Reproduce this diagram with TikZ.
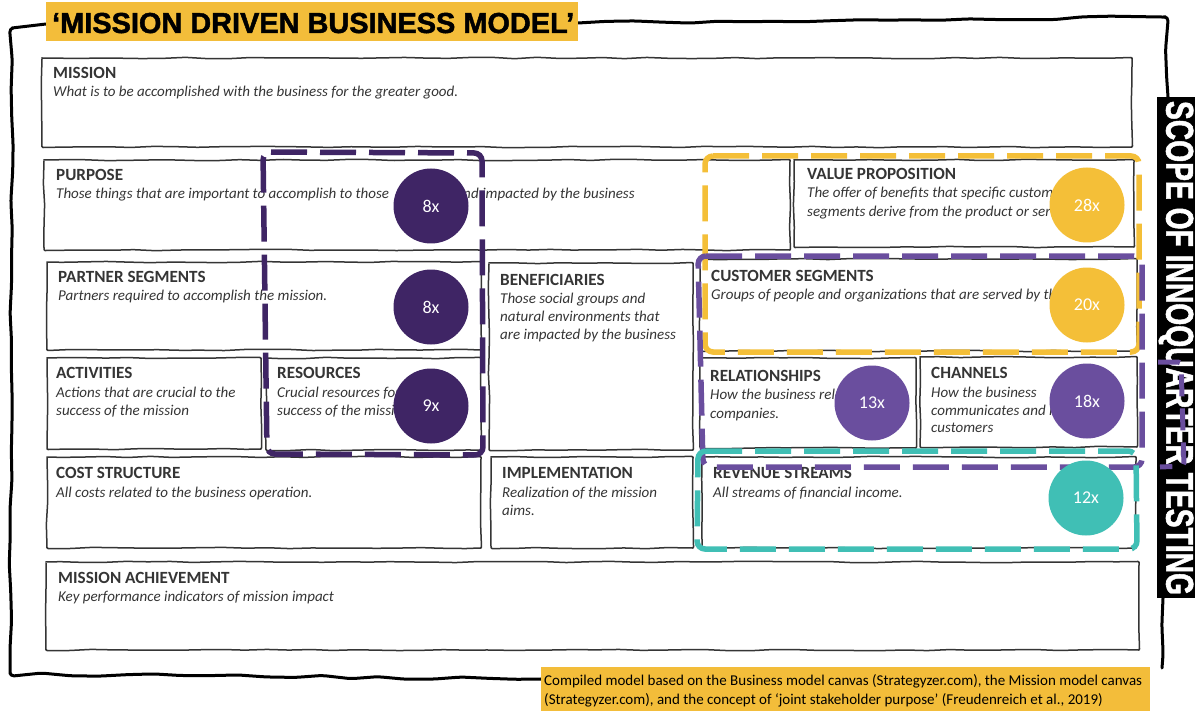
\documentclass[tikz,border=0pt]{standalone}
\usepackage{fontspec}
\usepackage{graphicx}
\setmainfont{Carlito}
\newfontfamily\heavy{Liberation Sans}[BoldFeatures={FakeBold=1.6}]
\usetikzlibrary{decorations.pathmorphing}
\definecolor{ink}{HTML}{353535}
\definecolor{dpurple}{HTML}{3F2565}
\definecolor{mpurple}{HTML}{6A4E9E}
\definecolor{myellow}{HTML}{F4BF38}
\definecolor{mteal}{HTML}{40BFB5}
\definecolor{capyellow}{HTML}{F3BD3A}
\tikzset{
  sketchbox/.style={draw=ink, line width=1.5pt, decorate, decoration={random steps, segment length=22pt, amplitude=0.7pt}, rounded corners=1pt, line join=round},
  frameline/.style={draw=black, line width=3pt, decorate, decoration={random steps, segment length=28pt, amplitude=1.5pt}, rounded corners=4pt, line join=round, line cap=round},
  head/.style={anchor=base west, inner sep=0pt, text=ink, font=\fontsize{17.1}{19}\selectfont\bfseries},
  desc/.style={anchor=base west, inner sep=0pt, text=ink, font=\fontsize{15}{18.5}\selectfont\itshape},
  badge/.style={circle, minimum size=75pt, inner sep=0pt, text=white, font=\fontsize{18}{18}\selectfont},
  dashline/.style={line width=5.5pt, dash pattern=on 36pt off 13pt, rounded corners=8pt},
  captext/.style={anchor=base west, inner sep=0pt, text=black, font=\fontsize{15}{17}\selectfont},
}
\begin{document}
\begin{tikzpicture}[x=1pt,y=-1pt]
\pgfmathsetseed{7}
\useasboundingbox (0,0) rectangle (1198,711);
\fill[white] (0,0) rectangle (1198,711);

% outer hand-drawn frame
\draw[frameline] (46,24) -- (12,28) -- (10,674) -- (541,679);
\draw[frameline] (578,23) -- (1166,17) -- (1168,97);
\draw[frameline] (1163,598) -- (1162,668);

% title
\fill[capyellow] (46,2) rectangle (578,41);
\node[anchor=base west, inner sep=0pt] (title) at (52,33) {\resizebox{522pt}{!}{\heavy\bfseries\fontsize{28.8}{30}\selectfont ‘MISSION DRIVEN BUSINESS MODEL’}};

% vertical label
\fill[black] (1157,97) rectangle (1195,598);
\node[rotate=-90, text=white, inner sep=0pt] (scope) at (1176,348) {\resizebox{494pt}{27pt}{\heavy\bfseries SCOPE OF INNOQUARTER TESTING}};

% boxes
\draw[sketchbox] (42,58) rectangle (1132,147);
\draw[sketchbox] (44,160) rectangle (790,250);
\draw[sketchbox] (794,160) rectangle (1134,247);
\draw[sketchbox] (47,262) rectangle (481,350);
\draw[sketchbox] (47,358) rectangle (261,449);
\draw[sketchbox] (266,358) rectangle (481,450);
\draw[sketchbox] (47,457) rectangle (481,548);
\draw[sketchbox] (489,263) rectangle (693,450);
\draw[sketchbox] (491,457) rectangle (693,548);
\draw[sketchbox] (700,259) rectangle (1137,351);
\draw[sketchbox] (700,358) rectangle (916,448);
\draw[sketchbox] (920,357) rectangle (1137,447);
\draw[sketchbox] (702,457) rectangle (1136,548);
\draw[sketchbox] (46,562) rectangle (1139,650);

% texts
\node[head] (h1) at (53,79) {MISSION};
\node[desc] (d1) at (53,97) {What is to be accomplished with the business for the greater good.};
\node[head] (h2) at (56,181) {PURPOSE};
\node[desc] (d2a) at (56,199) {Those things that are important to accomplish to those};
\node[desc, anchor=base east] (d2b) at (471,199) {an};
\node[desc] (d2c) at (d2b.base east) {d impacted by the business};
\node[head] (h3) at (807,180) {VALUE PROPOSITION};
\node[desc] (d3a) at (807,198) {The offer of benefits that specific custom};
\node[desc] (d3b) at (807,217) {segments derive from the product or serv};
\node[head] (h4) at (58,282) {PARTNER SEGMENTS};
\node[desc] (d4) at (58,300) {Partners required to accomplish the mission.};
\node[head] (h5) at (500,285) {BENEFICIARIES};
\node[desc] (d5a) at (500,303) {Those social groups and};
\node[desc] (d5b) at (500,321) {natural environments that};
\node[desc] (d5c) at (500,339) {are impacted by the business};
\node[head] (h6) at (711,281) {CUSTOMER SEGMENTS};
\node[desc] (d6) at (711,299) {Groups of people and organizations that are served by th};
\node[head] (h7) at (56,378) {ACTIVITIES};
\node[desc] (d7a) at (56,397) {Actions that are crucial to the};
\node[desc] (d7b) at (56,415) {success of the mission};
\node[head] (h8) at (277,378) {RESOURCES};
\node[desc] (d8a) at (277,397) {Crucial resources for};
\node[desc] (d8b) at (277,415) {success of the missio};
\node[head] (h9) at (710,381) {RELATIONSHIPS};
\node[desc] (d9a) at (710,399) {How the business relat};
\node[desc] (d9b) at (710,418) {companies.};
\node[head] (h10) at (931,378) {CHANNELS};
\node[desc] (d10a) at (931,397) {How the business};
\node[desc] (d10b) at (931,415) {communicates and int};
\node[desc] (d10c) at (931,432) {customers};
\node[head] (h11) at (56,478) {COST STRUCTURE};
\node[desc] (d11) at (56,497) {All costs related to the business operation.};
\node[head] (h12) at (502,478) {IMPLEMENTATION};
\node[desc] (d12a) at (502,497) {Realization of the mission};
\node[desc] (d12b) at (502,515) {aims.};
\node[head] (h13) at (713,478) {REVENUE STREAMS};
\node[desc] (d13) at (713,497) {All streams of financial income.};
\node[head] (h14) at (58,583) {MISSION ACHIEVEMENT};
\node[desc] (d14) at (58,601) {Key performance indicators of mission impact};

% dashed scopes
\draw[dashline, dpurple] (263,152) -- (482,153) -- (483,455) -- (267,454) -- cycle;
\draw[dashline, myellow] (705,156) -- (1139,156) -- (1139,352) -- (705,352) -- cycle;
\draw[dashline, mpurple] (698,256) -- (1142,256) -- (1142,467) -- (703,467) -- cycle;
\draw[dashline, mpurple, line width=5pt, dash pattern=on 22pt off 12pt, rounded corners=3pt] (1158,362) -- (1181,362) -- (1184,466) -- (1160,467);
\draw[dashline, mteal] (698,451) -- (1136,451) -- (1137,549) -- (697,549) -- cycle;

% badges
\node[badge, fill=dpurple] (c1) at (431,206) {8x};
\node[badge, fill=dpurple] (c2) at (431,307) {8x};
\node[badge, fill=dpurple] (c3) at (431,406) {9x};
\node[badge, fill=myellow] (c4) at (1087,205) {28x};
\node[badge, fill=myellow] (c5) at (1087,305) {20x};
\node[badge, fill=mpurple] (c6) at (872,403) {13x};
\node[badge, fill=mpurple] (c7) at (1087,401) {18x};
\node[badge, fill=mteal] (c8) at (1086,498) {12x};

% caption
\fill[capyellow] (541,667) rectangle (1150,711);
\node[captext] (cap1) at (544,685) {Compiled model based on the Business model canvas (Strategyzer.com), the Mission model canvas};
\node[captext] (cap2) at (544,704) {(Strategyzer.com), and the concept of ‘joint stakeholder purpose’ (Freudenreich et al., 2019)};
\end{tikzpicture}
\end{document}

#### [Challenge]
Transcribe the material exactly, keeping every word and none of the pictures.

#### [Written answer]
Reproduce this diagram with TikZ.
\documentclass[tikz,border=0pt]{standalone}
\usepackage{fontspec}
\usepackage{graphicx}
\setmainfont{Carlito}
\newfontfamily\heavy{Liberation Sans}[BoldFeatures={FakeBold=1.6}]
\usetikzlibrary{decorations.pathmorphing}
\definecolor{ink}{HTML}{353535}
\definecolor{dpurple}{HTML}{3F2565}
\definecolor{mpurple}{HTML}{6A4E9E}
\definecolor{myellow}{HTML}{F4BF38}
\definecolor{mteal}{HTML}{40BFB5}
\definecolor{capyellow}{HTML}{F3BD3A}
\tikzset{
  sketchbox/.style={draw=ink, line width=1.5pt, decorate, decoration={random steps, segment length=22pt, amplitude=0.7pt}, rounded corners=1pt, line join=round},
  frameline/.style={draw=black, line width=3pt, decorate, decoration={random steps, segment length=28pt, amplitude=1.5pt}, rounded corners=4pt, line join=round, line cap=round},
  head/.style={anchor=base west, inner sep=0pt, text=ink, font=\fontsize{17.1}{19}\selectfont\bfseries},
  desc/.style={anchor=base west, inner sep=0pt, text=ink, font=\fontsize{15}{18.5}\selectfont\itshape},
  badge/.style={circle, minimum size=75pt, inner sep=0pt, text=white, font=\fontsize{18}{18}\selectfont},
  dashline/.style={line width=5.5pt, dash pattern=on 36pt off 13pt, rounded corners=8pt},
  captext/.style={anchor=base west, inner sep=0pt, text=black, font=\fontsize{15}{17}\selectfont},
}
\begin{document}
\begin{tikzpicture}[x=1pt,y=-1pt]
\pgfmathsetseed{7}
\useasboundingbox (0,0) rectangle (1198,711);
\fill[white] (0,0) rectangle (1198,711);

% outer hand-drawn frame
\draw[frameline] (46,24) -- (12,28) -- (10,674) -- (541,679);
\draw[frameline] (578,23) -- (1166,17) -- (1168,97);
\draw[frameline] (1163,598) -- (1162,668);

% title
\fill[capyellow] (46,2) rectangle (578,41);
\node[anchor=base west, inner sep=0pt] (title) at (52,33) {\resizebox{522pt}{!}{\heavy\bfseries\fontsize{28.8}{30}\selectfont ‘MISSION DRIVEN BUSINESS MODEL’}};

% vertical label
\fill[black] (1157,97) rectangle (1195,598);
\node[rotate=-90, text=white, inner sep=0pt] (scope) at (1176,348) {\resizebox{494pt}{27pt}{\heavy\bfseries SCOPE OF INNOQUARTER TESTING}};

% boxes
\draw[sketchbox] (42,58) rectangle (1132,147);
\draw[sketchbox] (44,160) rectangle (790,250);
\draw[sketchbox] (794,160) rectangle (1134,247);
\draw[sketchbox] (47,262) rectangle (481,350);
\draw[sketchbox] (47,358) rectangle (261,449);
\draw[sketchbox] (266,358) rectangle (481,450);
\draw[sketchbox] (47,457) rectangle (481,548);
\draw[sketchbox] (489,263) rectangle (693,450);
\draw[sketchbox] (491,457) rectangle (693,548);
\draw[sketchbox] (700,259) rectangle (1137,351);
\draw[sketchbox] (700,358) rectangle (916,448);
\draw[sketchbox] (920,357) rectangle (1137,447);
\draw[sketchbox] (702,457) rectangle (1136,548);
\draw[sketchbox] (46,562) rectangle (1139,650);

% texts
\node[head] (h1) at (53,79) {MISSION};
\node[desc] (d1) at (53,97) {What is to be accomplished with the business for the greater good.};
\node[head] (h2) at (56,181) {PURPOSE};
\node[desc] (d2a) at (56,199) {Those things that are important to accomplish to those};
\node[desc, anchor=base east] (d2b) at (471,199) {an};
\node[desc] (d2c) at (d2b.base east) {d impacted by the business};
\node[head] (h3) at (807,180) {VALUE PROPOSITION};
\node[desc] (d3a) at (807,198) {The offer of benefits that specific custom};
\node[desc] (d3b) at (807,217) {segments derive from the product or serv};
\node[head] (h4) at (58,282) {PARTNER SEGMENTS};
\node[desc] (d4) at (58,300) {Partners required to accomplish the mission.};
\node[head] (h5) at (500,285) {BENEFICIARIES};
\node[desc] (d5a) at (500,303) {Those social groups and};
\node[desc] (d5b) at (500,321) {natural environments that};
\node[desc] (d5c) at (500,339) {are impacted by the business};
\node[head] (h6) at (711,281) {CUSTOMER SEGMENTS};
\node[desc] (d6) at (711,299) {Groups of people and organizations that are served by th};
\node[head] (h7) at (56,378) {ACTIVITIES};
\node[desc] (d7a) at (56,397) {Actions that are crucial to the};
\node[desc] (d7b) at (56,415) {success of the mission};
\node[head] (h8) at (277,378) {RESOURCES};
\node[desc] (d8a) at (277,397) {Crucial resources for};
\node[desc] (d8b) at (277,415) {success of the missio};
\node[head] (h9) at (710,381) {RELATIONSHIPS};
\node[desc] (d9a) at (710,399) {How the business relat};
\node[desc] (d9b) at (710,418) {companies.};
\node[head] (h10) at (931,378) {CHANNELS};
\node[desc] (d10a) at (931,397) {How the business};
\node[desc] (d10b) at (931,415) {communicates and int};
\node[desc] (d10c) at (931,432) {customers};
\node[head] (h11) at (56,478) {COST STRUCTURE};
\node[desc] (d11) at (56,497) {All costs related to the business operation.};
\node[head] (h12) at (502,478) {IMPLEMENTATION};
\node[desc] (d12a) at (502,497) {Realization of the mission};
\node[desc] (d12b) at (502,515) {aims.};
\node[head] (h13) at (713,478) {REVENUE STREAMS};
\node[desc] (d13) at (713,497) {All streams of financial income.};
\node[head] (h14) at (58,583) {MISSION ACHIEVEMENT};
\node[desc] (d14) at (58,601) {Key performance indicators of mission impact};

% dashed scopes
\draw[dashline, dpurple] (263,152) -- (482,153) -- (483,455) -- (267,454) -- cycle;
\draw[dashline, myellow] (705,156) -- (1139,156) -- (1139,352) -- (705,352) -- cycle;
\draw[dashline, mpurple] (698,256) -- (1142,256) -- (1142,467) -- (703,467) -- cycle;
\draw[dashline, mpurple, line width=5pt, dash pattern=on 22pt off 12pt, rounded corners=3pt] (1158,362) -- (1181,362) -- (1184,466) -- (1160,467);
\draw[dashline, mteal] (698,451) -- (1136,451) -- (1137,549) -- (697,549) -- cycle;

% badges
\node[badge, fill=dpurple] (c1) at (431,206) {8x};
\node[badge, fill=dpurple] (c2) at (431,307) {8x};
\node[badge, fill=dpurple] (c3) at (431,406) {9x};
\node[badge, fill=myellow] (c4) at (1087,205) {28x};
\node[badge, fill=myellow] (c5) at (1087,305) {20x};
\node[badge, fill=mpurple] (c6) at (872,403) {13x};
\node[badge, fill=mpurple] (c7) at (1087,401) {18x};
\node[badge, fill=mteal] (c8) at (1086,498) {12x};

% caption
\fill[capyellow] (541,667) rectangle (1150,711);
\node[captext] (cap1) at (544,685) {Compiled model based on the Business model canvas (Strategyzer.com), the Mission model canvas};
\node[captext] (cap2) at (544,704) {(Strategyzer.com), and the concept of ‘joint stakeholder purpose’ (Freudenreich et al., 2019)};
\end{tikzpicture}
\end{document}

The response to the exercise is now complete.